Becuse an omnidirectional lens can see everything, but cannot analyze anything

That's a completely bogus argument. Simply use a thousand lenses. Or, more probably, lenseless optics. The powers of analysis are merely dependent on computing power, of which there'd be plenty.

Indeed. The problem is a passive targeting system wouldn't give you those clues even if he was visible; your tactical office would have to take a guess and hope he hits him.

What couldn't a passive system give? Distance? It can; just do parallax. Everything else it's likely to give better than an active system, as long as there's a source of illumination either aboard the target or nearby. If there isn't, well, you can choose a type of illumination that best complements your passive system and least helps the enemy. Less is more.

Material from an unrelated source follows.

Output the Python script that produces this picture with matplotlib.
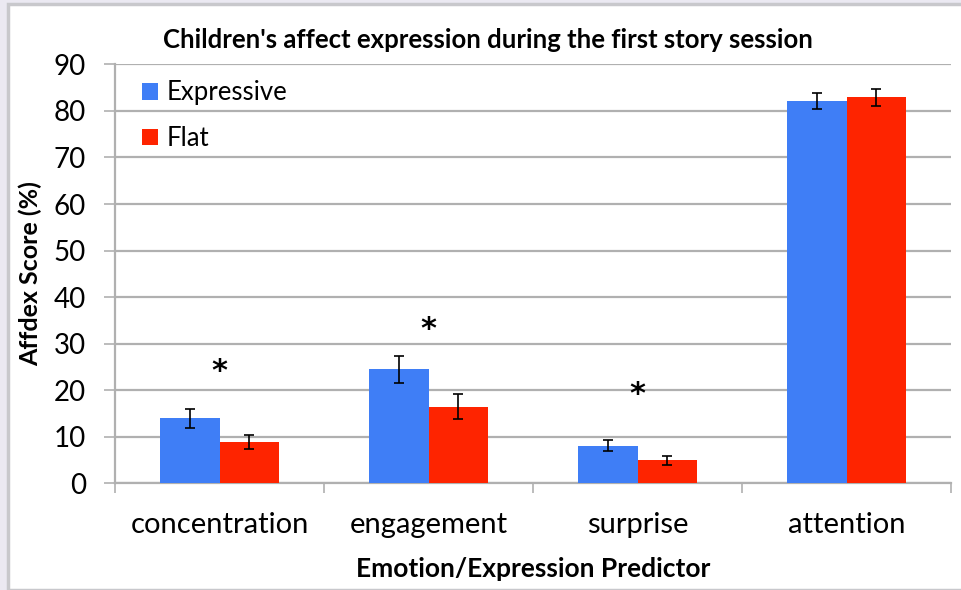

Infrared doesn't need an external source, and neither do some microwave frequencies.

In Trek, that might not be true; a "quiet" ship might be able to channel those away from you...

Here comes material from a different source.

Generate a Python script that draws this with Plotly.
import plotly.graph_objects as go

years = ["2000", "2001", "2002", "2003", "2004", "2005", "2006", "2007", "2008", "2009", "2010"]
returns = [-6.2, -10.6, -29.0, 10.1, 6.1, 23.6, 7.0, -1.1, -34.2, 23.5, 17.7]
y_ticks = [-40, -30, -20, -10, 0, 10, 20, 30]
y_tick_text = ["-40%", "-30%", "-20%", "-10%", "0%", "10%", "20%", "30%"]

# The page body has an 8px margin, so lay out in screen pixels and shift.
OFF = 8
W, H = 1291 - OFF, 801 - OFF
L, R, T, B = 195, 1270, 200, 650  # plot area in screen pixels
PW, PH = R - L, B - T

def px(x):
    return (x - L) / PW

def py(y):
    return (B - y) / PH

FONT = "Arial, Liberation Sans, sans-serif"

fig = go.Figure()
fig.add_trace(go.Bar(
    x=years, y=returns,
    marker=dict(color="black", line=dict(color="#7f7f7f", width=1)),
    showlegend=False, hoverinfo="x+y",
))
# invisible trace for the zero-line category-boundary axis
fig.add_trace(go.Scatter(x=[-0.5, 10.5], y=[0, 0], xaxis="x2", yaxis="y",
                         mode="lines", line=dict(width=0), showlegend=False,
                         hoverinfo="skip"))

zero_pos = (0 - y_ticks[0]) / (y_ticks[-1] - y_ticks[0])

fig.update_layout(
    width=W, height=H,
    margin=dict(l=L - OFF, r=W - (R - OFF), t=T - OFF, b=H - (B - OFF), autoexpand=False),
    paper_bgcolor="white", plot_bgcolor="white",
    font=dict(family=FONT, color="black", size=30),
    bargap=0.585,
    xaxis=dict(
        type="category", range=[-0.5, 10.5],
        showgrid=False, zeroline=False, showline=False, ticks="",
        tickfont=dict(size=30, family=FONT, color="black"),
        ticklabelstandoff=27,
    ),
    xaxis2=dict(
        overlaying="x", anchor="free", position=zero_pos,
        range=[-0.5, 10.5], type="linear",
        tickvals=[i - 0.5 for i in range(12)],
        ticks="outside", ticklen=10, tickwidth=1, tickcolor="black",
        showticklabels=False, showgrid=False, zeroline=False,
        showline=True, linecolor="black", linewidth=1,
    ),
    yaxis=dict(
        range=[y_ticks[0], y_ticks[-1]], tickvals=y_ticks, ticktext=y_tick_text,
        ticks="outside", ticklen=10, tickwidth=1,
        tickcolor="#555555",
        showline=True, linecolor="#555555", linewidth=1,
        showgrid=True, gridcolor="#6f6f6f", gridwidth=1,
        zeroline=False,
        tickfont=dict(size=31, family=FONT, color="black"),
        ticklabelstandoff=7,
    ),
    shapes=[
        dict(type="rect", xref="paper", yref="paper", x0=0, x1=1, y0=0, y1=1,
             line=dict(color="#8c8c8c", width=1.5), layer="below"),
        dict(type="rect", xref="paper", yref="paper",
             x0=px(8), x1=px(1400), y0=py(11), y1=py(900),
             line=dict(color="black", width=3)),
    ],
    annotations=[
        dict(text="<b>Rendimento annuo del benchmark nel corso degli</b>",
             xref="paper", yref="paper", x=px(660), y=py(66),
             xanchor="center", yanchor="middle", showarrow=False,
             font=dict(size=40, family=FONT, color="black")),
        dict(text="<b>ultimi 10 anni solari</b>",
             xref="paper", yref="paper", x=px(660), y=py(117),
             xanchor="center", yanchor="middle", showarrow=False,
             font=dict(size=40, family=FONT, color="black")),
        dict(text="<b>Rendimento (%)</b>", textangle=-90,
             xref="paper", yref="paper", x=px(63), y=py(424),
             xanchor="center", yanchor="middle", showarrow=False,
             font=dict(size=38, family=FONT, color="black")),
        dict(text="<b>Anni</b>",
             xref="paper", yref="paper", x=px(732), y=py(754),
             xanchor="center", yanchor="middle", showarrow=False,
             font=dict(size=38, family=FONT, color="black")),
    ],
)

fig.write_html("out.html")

Some versions of the Hellfire use milimeter-wave radar to target tanks and ground vehicles.

Not imaging ones, though.

No, IN PRACTICE it means manually designating a specific aiming point and then painting a target on that aiming point with a laser beam; you then fire a small missile programmed to home in on the reflection from that laser beam and blow the crap out of it. This is called "semi-active" since the active portion of the lock is coming from the launcher, not the weapon itself.

That's not what imaging IR is. Sure, it can be used as a laser seeker, but IIR homing in, say, modern AAMs is really a passive image analysis technique, taking a look at a heat scene and sorting out the desired signature from there.

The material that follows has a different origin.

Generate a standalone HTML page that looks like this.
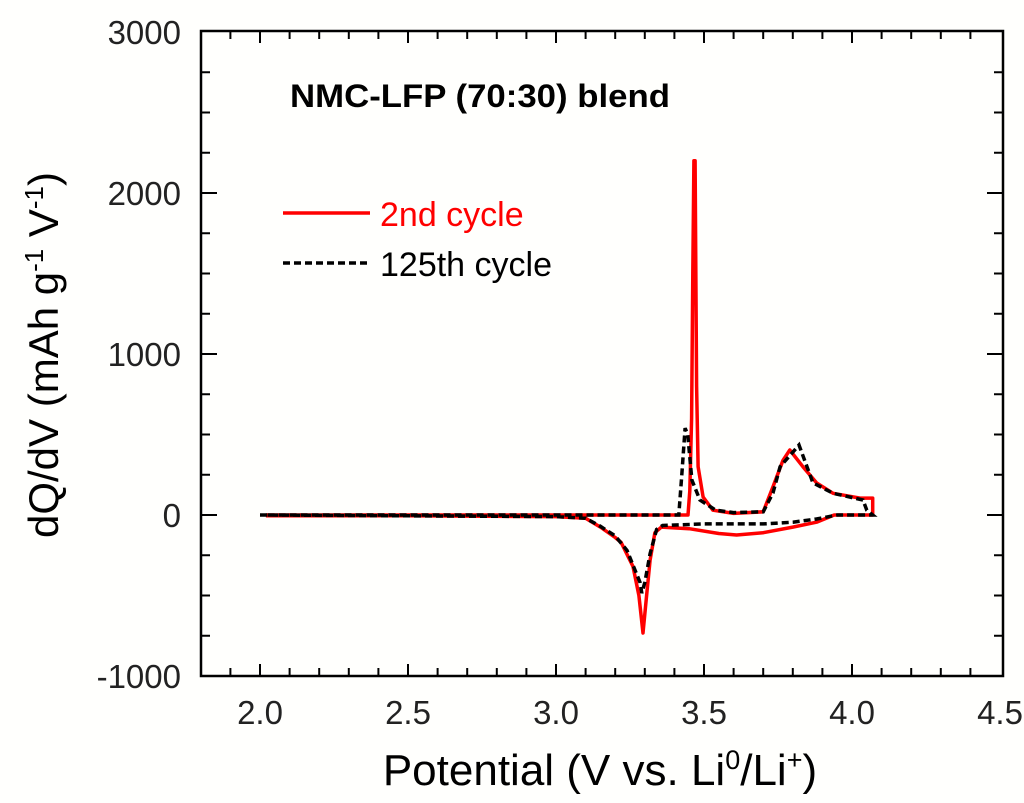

All of these systems have become less accurate than missiles using millimeter-wave and microwave frequencies, which have a much better signal to noise ratio and are harder to confuse with camouflage and evasive action.

A trend that can be reversed with the use of better image interpreting software... And the point is that MMW can never be a passive technique, hence you can only use it for targeting if you don't fear dying (a Hellfire wouldn't).

This assumes you can be sure that you know what the enemy's phaser banks look like, and that isn't always a given.

In Trek, though, it more or less is.

It also assumes that your passive scan can provide pinpoint accuracy on the position of the enemy ship, let alone a particular aiming point on that ship; again, it usually can't, which is the entire purpose of using phaser locks in the first place.

Why would, say, a radar be better at pinpointing a phaser bank? It wouldn't have the resolution to analyze the surface texture. And the whereabouts and specs of the enemy phaser would more probably be revealed by its telltale emissions anyway, not through you throwing your own signals at it.

You paint a target on your enemy exactly where you want the shot to go; you can't miss.

Just telling your camera-based system to stay locked to five and a half centimeters to the left of that red arrow pattern on the hull should do the same. A radar or laser beam would drift off that pattern easily enough, since it's just a paint pattern rather than something you can see in relief.

If this isn't an option, you can MANUALLY aim the weapons to hit a particular target, and while this is entirely possible (sharpshooters have been doing it for 3000 years) it can't be done by computer.

That's just plain idiotic. Why would a human be better at it than a computer?